# Greetings and Salutations



## Andrew Styles (Jul 28, 2015)

Hey guys here. I've been a lurker here for a long time, and due to some recent circumstances, I decided to make an account here!

You see, I'm not only a writer and lover of stories, but I am launching a podcast here in the coming weeks. It'll be called The Land of Fiction and Nonsense, and I'm super excited to be embarking on this endeavor.

Anyways, I'll be posting some stuff here, both personal writing and other works. You guys are a great community, and I'm super excited to join such a cool and supportive writing community.


----------



## Deleted member 56686 (Jul 28, 2015)

Hi, Andrew, welcome to our home. 

Hopefully, if you've been lurking you have some familiarity with the rules, but basically to really get started you will need ten valid posts anywhere except for the word games and procrastination central. Then you will be able to post your creative works and choose your own avatar and signature.

And if you do have any questions with your writing, we have the mentors in purple here to help with any needs you may have.

So get involved and welcome


----------



## AtleanWordsmith (Jul 28, 2015)

Glad you've decided to join us!  Welcome!

The Trial of the Ten Posts is no sweat, just head on down to the Writing Related section, there's plenty of opportunity to weigh in on discussions and research topics there.  You can also partake in some of the Challenges, and members are always happy to have their work critiqued.  The important thing is to get out there and get active.

Looking forward to seeing what you've got to share with us!  See you around!


----------



## musichal (Jul 28, 2015)

Welcome Andrew, sounds interesting!  Let one of us Mentors know if you have any questions.  Since you've been lurking for a time, you may have found several forums of interest to you, such as our own podcast and collaborative forums, in addition to those for writing prose and poetry - some genre specific.   Once you complete your ten posts, other fora you've yet to see will open up to you, too.  So get to know us, and have fun!


----------



## Bard_Daniel (Jul 28, 2015)

Welcome aboard!


----------



## Blade (Jul 28, 2015)

:hi:Welcome Andrew Styles.

I suppose if you have been lurking for awhile that you know your way around the boards but if you have any questions please do not hesitate to ask.:encouragement:

Good luck with your writing endeavours. :thumbl:


----------



## Andrew Styles (Jul 28, 2015)

Thanks for the support everyone! It's really great to find a supportive community for critique and discussion. I have few writer friends, so it's something I feel like I've been sorely lacking.


----------



## PiP (Jul 28, 2015)

Andrew Styles said:


> Hey guys here.

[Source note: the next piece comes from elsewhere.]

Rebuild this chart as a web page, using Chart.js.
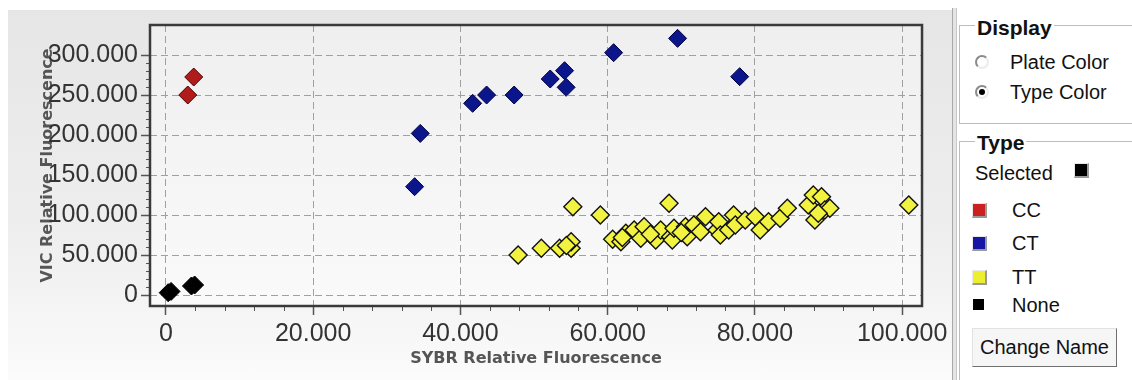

I've been a lurker here for a long time, and due to some recent circumstances, I decided to make an account here!
> Hi Andrew and welcome  I'm pleased you've stopped lurking and are finally joining us.

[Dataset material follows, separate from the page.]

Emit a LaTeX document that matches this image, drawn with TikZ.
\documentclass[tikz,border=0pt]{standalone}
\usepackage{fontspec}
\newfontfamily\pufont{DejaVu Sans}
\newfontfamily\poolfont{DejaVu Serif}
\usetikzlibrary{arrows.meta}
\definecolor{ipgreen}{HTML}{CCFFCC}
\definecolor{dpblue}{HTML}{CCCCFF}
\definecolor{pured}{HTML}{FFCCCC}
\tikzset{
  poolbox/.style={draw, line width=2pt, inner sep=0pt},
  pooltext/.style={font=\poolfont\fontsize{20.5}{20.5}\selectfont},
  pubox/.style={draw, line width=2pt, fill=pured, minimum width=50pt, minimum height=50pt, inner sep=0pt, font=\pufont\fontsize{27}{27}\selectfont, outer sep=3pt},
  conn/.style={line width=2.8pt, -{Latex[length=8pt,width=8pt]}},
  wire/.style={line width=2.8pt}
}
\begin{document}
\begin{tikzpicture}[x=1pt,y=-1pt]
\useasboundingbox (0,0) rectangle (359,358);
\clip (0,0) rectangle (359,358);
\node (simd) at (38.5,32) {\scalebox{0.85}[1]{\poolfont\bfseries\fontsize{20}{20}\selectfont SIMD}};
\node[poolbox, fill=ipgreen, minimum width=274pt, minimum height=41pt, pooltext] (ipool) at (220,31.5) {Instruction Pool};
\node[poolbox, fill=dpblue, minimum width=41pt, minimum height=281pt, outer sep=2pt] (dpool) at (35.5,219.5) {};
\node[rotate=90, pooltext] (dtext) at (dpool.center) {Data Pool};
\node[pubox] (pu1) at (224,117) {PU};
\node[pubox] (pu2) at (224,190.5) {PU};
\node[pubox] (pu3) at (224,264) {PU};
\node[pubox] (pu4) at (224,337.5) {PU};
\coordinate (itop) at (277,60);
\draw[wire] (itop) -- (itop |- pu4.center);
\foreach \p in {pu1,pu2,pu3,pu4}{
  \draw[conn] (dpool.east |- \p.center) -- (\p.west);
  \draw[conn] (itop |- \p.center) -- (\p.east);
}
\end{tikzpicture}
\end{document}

> You see, I'm not only a writer and lover of stories, but I am launching a podcast here in the coming weeks. It'll be called The Land of Fiction and Nonsense, and I'm super excited to be embarking on this endeavor.

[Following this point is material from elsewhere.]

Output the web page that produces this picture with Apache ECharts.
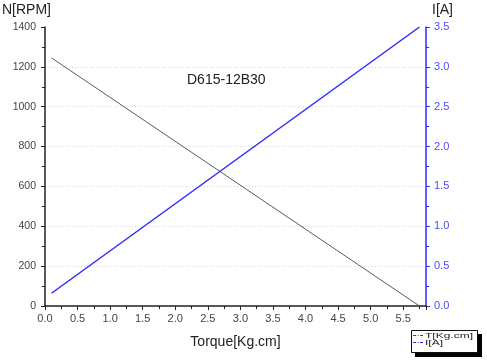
<!DOCTYPE html>
<html><head><meta charset="utf-8">
<script src="https://cdn.jsdelivr.net/npm/echarts@6/dist/echarts.min.js"></script>
<style>html,body{margin:0;padding:0;background:#fff}#c{width:487px;height:364px}</style>
</head><body><div id="c"></div>
<script>
const torque = [0.1, 5.75];
const speed = [1245, 0];
const current = [0.16, 3.5];
const xTicks = ['0.0','0.5','1.0','1.5','2.0','2.5','3.0','3.5','4.0','4.5','5.0','5.5'];
const leftTicks = [0,200,400,600,800,1000,1200,1400];
const rightTicks = ['0.0','0.5','1.0','1.5','2.0','2.5','3.0','3.5'];
const modelName = 'D615-12B30';
const legendNames = ['T[Kg.cm]', 'I[A]'];

const grayC = '#5a5a5a', blueC = '#2a2aff';
const chart = echarts.init(document.getElementById('c'), null, {renderer:'canvas'});
const font = 'Liberation Sans, Arial, sans-serif';
const titleStyle = {fontSize:14, fontWeight:'normal', color:'#222', fontFamily:font};
chart.setOption({
  animation:false,
  textStyle:{fontFamily:font},
  title:[
    {text:'N[RPM]', left:2, top:3, padding:0, textStyle:titleStyle},
    {text:'I[A]', left:432, top:3, padding:0, textStyle:titleStyle},
    {text:modelName, left:187, top:73, padding:0, textStyle:titleStyle}
  ],
  graphic:[
    {type:'rect', shape:{x:415, y:334, width:67, height:23}, style:{fill:'#000'}, silent:true},
    {type:'rect', shape:{x:411.5, y:330.5, width:66, height:22}, style:{fill:'#fff', stroke:'#111', lineWidth:1}, silent:true},
    {type:'line', shape:{x1:413, y1:335.5, x2:424, y2:335.5}, style:{stroke:'#444', lineWidth:1, lineDash:[3,1.5,1,1.5]}, silent:true},
    {type:'line', shape:{x1:413, y1:342.5, x2:424, y2:342.5}, style:{stroke:blueC, lineWidth:1, lineDash:[3,1.5,1,1.5]}, silent:true},
    {type:'text', x:425, y:335.5, scaleX:1.5, style:{text:legendNames[0], fontSize:8, fill:'#222', font:'8px Liberation Sans', verticalAlign:'middle'}, silent:true},
    {type:'text', x:425, y:342.5, scaleX:1.5, style:{text:legendNames[1], fontSize:8, fill:'#222', font:'8px Liberation Sans', verticalAlign:'middle'}, silent:true}
  ],
  grid:{left:45, right:61, top:27, bottom:58, containLabel:false},
  xAxis:{
    type:'value', min:0, max:5.85, interval:0.5,
    name:'Torque[Kg.cm]', nameLocation:'middle', nameGap:29,
    nameTextStyle:{fontSize:14, color:'#222', fontFamily:font},
    axisLine:{onZero:false, lineStyle:{color:'#222', width:1.5}},
    axisTick:{show:true, length:4, lineStyle:{color:'#222'}},
    minorTick:{show:true, splitNumber:2, length:3, lineStyle:{color:'#222'}},
    axisLabel:{fontSize:11, color:'#444', margin:7,
      formatter:(v)=>{ const s=v.toFixed(1); return xTicks.includes(s)&&Math.abs(v*2-Math.round(v*2))<1e-6 ? s : ''; },
      showMaxLabel:false},
    splitLine:{show:false}
  },
  yAxis:[
    {type:'value', min:0, max:1400, interval:200, position:'left',
     axisLine:{show:true, lineStyle:{color:'#222', width:1.5}},
     axisTick:{show:true, length:4, lineStyle:{color:'#222'}},
     minorTick:{show:true, splitNumber:2, length:3, lineStyle:{color:'#222'}},
     axisLabel:{fontSize:10.5, color:'#444', margin:9, formatter:(v)=>leftTicks.includes(v)?String(v):''},
     splitLine:{show:true, showMaxLine:false, showMinLine:false, lineStyle:{color:'#d4d4d4', type:[1,2], width:1}}
    },
    {type:'value', min:0, max:3.5, interval:0.5, position:'right',
     axisLine:{show:true, lineStyle:{color:blueC, width:1.5}},
     axisTick:{show:true, length:4, lineStyle:{color:blueC}},
     minorTick:{show:true, splitNumber:2, length:3, lineStyle:{color:blueC}},
     axisLabel:{fontSize:11, color:'#4a4aff', margin:8, formatter:(v)=>{const s=v.toFixed(1); return rightTicks.includes(s)?s:'';}},
     splitLine:{show:false}
    }
  ],
  series:[
    {name:legendNames[0], type:'line', yAxisIndex:0, symbol:'none',
     lineStyle:{color:grayC, width:1}, itemStyle:{color:grayC},
     data:torque.map((x,i)=>[x,speed[i]])},
    {name:legendNames[1], type:'line', yAxisIndex:1, symbol:'none',
     lineStyle:{color:blueC, width:1.5}, itemStyle:{color:blueC},
     data:torque.map((x,i)=>[x,current[i]])}
  ]
});
</script></body></html>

Good luck with the podcasts. 

Have you checked out the WF Podcasts


----------



## TKent (Jul 28, 2015)

Hey Andrew, PM me when you launch your podcast! I'd love to check it out.


----------



## Andrew Styles (Jul 28, 2015)

TKent said:


> Hey Andrew, PM me when you launch your podcast! I'd love to check it out.



I'll be promoting it whenever I can. I'll also be perusing around for stories to use in the cast. If anyone is interested, PM me. We'll chat.


----------



## RileyGardner17 (Jul 28, 2015)

Welcome Andrew! Congrats on completing the ten post challenge! I'm so close myself haha. Looking forward to the podcast, I'd listen in!


----------



## Guy Faukes (Jul 29, 2015)

Welcome to the forums, Mr. Styles. 

Nice to see someone step out of the shadows and into the arena . What do you like to read and write about?

Best of luck with your writing, and if you have any questions, comments or concerns, feel free to bring it up with us purples.


----------



## Firemajic (Jul 29, 2015)

Heeey Andrew! You are right! This is a cool place to hang out, work on your writing skills, and have fun... sooo, chill with us, explore and enjoy, you will find that WF has sooo much to offer, soo, Welcome to wonderful WF.. Nice to meet you.. Write on... Peace... Julia


----------



## escorial (Jul 29, 2015)

View attachment 9116


----------



## Andrew Styles (Jul 29, 2015)

escorial said:


> View attachment 9116



Finally, I have a Meme. Just what I always wanted!



> Nice to see someone step out of the shadows and into the arena :grin:. What do you like to read and write about?



I'm mostly a genre a fiction guy, but I do occasionally dabble in blog posts/ essays, which are always a blast.


----------